▶ _What is required_
Your task is to repeat the lines from the line with "Generate a component" to the line with "const means = [0.389, 0.232, 0.093, 0.494];", both ends included, and nothing else. Pictures stay out of the copy.

▶ _Input_
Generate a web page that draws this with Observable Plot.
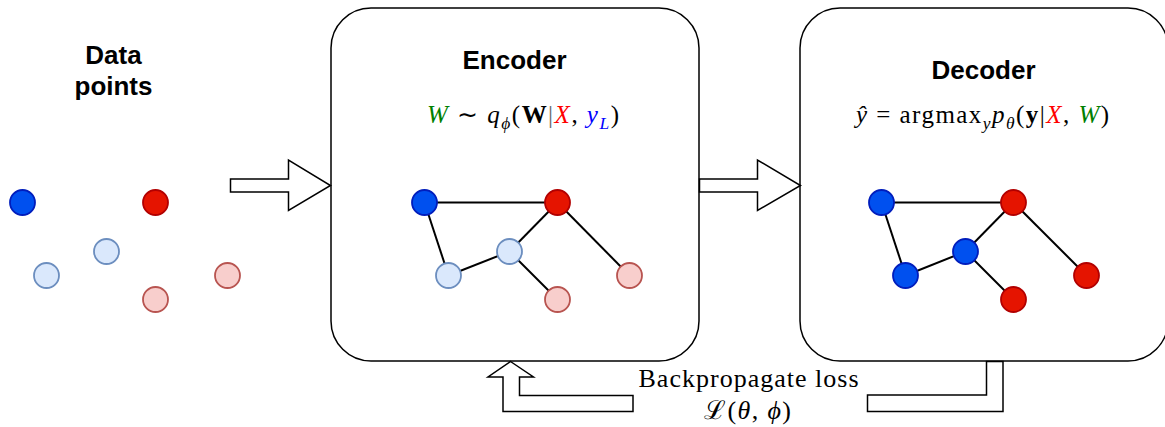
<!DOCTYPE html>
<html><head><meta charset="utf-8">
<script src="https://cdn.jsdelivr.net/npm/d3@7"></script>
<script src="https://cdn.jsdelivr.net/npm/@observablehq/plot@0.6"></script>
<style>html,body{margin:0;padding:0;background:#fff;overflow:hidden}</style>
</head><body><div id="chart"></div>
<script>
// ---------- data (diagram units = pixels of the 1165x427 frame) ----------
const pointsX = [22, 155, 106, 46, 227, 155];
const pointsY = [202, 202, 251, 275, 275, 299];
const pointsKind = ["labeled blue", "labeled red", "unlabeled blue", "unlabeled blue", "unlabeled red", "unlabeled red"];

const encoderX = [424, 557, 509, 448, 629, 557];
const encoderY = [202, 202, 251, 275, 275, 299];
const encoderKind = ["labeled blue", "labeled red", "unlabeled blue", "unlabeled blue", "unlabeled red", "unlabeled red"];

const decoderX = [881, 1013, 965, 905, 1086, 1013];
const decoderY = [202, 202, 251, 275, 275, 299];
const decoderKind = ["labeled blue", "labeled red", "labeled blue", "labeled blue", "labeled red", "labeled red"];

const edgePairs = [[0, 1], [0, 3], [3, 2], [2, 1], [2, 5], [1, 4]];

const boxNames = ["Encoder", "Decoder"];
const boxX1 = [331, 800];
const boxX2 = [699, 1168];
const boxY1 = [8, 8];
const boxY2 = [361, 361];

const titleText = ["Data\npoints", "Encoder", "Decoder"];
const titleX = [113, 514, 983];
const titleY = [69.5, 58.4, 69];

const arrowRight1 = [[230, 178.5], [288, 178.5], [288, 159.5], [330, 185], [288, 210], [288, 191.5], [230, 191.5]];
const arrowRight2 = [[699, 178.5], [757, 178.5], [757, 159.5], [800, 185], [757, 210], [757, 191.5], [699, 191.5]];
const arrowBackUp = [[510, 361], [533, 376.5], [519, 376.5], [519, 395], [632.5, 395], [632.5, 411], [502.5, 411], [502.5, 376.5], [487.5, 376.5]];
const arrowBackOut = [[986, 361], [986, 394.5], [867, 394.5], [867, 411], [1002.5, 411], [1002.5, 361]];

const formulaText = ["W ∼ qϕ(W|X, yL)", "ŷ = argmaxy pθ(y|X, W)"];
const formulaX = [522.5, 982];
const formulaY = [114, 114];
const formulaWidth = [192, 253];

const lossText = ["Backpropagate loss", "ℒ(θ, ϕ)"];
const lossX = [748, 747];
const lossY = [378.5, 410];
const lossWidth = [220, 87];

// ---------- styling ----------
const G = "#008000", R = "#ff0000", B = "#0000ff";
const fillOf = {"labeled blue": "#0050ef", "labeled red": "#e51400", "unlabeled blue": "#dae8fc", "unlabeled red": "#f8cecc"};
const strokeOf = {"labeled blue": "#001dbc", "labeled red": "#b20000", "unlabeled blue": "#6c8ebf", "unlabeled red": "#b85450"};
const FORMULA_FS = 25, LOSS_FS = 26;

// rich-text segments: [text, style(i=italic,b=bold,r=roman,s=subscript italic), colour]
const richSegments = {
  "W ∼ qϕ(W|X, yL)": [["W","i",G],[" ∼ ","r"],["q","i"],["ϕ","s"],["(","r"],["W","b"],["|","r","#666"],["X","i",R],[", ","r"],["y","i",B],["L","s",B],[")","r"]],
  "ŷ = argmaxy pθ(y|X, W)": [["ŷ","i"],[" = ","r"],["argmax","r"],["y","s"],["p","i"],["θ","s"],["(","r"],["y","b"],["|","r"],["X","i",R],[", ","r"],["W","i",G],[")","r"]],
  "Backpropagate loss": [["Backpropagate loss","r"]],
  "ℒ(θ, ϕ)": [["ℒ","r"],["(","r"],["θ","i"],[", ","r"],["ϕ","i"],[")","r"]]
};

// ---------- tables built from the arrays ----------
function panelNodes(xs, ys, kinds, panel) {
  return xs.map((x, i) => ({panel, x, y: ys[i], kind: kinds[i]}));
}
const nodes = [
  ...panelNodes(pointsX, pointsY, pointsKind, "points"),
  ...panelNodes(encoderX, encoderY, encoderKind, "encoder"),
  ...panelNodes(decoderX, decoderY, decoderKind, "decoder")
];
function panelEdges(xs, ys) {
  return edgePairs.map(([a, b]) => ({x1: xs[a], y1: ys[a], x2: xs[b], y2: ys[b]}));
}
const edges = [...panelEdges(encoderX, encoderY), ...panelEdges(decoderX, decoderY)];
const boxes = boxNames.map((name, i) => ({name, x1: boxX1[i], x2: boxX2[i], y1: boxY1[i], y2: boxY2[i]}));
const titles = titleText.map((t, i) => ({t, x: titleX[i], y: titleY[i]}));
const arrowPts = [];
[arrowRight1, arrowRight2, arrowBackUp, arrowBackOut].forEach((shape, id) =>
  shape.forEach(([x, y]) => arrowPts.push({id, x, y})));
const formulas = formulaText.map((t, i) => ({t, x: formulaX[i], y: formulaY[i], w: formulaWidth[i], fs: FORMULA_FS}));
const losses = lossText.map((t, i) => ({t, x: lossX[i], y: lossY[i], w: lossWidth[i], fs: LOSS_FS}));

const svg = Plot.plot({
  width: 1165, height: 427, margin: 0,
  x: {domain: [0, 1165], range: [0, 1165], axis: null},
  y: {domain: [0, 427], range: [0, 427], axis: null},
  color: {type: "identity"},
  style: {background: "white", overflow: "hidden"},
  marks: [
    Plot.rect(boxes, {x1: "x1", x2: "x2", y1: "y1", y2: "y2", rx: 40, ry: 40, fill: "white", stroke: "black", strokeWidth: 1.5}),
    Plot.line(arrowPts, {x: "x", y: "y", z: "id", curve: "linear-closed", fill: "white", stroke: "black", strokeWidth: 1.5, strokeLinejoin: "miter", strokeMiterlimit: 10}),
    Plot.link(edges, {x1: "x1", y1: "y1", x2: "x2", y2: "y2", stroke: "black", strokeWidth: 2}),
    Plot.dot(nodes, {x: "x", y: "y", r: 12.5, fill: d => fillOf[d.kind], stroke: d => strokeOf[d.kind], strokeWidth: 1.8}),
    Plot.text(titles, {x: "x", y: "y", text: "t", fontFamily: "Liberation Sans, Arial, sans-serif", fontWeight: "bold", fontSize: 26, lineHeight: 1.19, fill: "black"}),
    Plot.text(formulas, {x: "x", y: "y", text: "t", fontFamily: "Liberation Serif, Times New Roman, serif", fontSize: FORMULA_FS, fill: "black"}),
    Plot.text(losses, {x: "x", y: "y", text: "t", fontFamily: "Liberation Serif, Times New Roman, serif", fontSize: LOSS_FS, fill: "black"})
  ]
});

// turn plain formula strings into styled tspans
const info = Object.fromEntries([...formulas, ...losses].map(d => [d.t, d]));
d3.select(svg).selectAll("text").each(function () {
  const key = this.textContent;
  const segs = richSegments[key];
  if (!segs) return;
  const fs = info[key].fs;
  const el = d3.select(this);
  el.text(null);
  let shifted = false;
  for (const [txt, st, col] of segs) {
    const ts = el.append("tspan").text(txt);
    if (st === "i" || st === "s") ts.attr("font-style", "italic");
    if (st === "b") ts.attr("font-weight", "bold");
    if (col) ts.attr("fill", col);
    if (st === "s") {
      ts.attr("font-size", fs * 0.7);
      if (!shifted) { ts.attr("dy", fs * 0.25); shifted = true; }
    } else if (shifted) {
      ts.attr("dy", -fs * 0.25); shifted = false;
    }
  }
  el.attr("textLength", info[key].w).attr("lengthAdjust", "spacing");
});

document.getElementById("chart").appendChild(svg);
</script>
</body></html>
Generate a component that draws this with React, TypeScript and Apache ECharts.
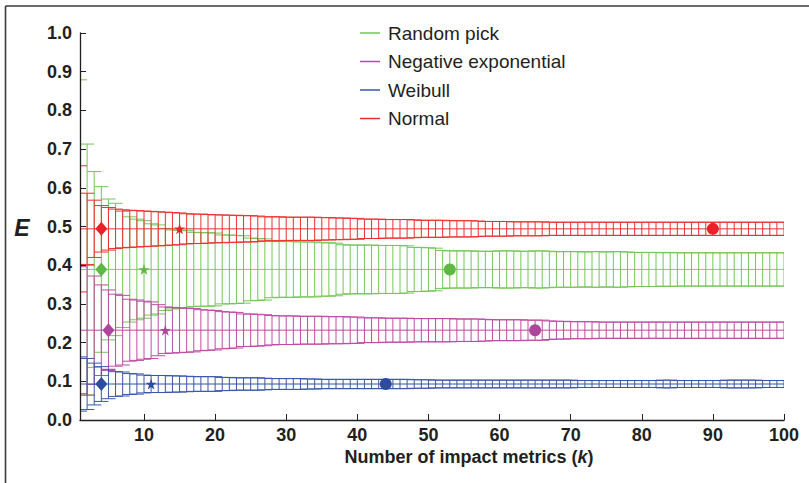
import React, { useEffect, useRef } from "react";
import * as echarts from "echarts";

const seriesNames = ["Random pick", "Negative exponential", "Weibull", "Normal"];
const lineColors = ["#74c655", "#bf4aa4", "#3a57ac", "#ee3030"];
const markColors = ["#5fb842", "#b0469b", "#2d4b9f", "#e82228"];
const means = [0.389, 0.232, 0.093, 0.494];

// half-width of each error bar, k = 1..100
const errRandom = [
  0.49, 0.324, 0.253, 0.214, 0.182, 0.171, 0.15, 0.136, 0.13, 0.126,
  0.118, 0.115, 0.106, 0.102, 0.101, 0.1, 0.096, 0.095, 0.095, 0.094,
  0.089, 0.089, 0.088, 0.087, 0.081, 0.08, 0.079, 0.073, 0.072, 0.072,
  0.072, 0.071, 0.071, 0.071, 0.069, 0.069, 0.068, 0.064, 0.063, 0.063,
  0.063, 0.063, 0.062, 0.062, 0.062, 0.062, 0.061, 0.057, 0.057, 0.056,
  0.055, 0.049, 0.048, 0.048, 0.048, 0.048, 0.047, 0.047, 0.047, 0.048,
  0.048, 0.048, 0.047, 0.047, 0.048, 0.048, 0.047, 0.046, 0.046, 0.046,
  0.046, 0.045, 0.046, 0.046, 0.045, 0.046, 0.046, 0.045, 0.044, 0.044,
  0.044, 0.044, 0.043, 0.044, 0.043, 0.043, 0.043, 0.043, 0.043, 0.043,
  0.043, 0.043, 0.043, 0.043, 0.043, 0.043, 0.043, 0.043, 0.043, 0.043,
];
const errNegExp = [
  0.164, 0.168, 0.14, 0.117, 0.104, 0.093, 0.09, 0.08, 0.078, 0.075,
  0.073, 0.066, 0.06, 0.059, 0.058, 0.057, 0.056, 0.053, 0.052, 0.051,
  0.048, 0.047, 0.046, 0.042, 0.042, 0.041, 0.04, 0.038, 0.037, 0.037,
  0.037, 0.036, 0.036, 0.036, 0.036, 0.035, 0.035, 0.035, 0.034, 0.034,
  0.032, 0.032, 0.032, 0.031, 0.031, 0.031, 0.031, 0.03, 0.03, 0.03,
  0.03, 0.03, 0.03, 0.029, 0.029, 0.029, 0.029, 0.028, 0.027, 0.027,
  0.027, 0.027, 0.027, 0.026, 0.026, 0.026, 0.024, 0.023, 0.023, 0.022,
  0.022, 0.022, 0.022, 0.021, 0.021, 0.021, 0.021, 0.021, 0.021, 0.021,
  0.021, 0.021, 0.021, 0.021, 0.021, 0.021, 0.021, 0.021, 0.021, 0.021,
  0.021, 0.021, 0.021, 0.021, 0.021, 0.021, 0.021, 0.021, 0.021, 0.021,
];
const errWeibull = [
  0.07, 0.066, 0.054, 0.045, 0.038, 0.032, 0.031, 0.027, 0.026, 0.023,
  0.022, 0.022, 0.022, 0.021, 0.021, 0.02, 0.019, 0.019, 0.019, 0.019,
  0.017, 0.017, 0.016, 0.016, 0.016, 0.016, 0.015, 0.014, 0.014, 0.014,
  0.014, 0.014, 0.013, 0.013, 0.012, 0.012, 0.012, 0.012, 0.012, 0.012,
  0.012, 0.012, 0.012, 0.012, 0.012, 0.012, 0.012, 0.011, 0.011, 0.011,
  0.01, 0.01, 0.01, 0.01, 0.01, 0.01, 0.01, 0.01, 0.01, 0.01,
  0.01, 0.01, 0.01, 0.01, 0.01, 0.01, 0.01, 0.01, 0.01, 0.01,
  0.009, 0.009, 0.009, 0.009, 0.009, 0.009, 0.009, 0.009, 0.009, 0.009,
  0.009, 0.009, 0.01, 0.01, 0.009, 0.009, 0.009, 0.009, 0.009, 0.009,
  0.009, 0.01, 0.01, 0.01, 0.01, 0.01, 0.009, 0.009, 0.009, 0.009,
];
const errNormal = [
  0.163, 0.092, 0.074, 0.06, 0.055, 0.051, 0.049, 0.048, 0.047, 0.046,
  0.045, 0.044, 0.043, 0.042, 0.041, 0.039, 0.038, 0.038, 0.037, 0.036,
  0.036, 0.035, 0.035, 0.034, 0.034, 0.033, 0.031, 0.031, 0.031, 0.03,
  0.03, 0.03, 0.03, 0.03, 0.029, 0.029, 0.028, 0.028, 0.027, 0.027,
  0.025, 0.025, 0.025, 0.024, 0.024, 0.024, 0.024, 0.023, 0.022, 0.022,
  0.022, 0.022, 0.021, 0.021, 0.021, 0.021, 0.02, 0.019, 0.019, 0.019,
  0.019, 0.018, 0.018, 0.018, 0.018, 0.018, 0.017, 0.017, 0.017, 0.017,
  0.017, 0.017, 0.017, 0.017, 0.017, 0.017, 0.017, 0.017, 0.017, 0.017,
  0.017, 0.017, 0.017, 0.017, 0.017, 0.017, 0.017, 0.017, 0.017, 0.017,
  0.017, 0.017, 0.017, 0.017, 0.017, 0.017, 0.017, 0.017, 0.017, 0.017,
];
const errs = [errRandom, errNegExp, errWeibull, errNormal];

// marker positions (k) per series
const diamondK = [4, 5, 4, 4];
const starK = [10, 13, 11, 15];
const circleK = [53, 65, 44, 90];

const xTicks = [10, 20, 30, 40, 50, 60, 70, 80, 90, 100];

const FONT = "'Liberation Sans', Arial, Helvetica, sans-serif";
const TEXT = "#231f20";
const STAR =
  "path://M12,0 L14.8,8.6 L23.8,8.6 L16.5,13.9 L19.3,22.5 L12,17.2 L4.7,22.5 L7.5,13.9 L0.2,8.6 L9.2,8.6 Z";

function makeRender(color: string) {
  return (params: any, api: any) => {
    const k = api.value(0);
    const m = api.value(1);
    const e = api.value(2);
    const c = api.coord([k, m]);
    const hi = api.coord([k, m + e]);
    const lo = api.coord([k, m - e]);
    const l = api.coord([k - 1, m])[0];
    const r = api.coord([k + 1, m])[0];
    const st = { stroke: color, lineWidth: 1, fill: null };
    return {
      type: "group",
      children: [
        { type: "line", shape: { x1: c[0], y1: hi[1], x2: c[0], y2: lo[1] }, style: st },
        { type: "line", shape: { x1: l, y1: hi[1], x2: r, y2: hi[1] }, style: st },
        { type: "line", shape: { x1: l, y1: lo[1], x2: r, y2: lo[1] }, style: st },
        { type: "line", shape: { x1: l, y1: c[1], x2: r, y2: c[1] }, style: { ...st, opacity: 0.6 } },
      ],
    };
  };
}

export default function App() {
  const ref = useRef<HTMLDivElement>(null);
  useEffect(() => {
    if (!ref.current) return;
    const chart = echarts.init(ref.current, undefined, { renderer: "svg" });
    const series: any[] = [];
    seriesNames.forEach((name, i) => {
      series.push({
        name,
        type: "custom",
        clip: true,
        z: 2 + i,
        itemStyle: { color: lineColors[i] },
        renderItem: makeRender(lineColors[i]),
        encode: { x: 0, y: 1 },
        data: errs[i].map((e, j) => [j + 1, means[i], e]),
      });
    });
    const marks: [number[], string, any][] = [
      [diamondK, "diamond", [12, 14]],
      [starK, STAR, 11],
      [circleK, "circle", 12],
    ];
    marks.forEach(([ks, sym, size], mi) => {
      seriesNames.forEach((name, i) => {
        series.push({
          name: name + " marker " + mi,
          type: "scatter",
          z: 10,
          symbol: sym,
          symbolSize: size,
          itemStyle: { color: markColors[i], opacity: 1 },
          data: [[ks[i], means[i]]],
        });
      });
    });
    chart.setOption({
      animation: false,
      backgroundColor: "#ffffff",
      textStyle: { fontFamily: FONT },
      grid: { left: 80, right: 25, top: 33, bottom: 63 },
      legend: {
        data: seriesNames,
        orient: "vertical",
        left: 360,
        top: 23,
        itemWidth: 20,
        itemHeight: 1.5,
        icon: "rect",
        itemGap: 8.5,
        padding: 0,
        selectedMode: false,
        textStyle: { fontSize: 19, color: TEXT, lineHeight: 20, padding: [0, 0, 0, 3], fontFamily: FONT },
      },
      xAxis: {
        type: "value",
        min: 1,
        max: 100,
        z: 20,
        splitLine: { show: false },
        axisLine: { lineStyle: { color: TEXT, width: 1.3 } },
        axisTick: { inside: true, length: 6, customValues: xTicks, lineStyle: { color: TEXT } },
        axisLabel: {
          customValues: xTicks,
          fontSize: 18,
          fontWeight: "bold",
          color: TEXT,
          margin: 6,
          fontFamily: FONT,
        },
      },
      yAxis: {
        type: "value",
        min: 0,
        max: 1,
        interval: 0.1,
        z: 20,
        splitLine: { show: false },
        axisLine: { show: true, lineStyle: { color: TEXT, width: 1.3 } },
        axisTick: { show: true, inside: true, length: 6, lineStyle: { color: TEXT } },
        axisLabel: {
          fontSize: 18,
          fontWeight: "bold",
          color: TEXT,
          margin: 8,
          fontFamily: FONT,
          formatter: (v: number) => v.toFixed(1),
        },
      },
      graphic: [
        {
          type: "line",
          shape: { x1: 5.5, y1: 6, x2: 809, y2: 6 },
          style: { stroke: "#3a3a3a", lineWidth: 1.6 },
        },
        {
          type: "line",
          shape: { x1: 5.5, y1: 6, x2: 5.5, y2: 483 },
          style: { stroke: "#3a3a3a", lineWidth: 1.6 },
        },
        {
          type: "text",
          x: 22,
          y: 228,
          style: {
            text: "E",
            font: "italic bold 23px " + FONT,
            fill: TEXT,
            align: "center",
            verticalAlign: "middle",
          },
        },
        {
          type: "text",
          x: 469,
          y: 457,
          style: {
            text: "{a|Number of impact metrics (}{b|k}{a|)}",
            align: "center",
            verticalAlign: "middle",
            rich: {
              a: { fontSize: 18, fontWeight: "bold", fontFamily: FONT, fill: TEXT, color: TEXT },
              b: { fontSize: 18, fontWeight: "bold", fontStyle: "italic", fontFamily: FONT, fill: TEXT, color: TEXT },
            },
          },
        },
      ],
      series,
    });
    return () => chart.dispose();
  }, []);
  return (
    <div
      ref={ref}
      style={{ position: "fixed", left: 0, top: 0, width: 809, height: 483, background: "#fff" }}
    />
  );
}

▶ _Full output_
Generate a component that draws this with React, TypeScript and Apache ECharts.
import React, { useEffect, useRef } from "react";
import * as echarts from "echarts";

const seriesNames = ["Random pick", "Negative exponential", "Weibull", "Normal"];
const lineColors = ["#74c655", "#bf4aa4", "#3a57ac", "#ee3030"];
const markColors = ["#5fb842", "#b0469b", "#2d4b9f", "#e82228"];
const means = [0.389, 0.232, 0.093, 0.494];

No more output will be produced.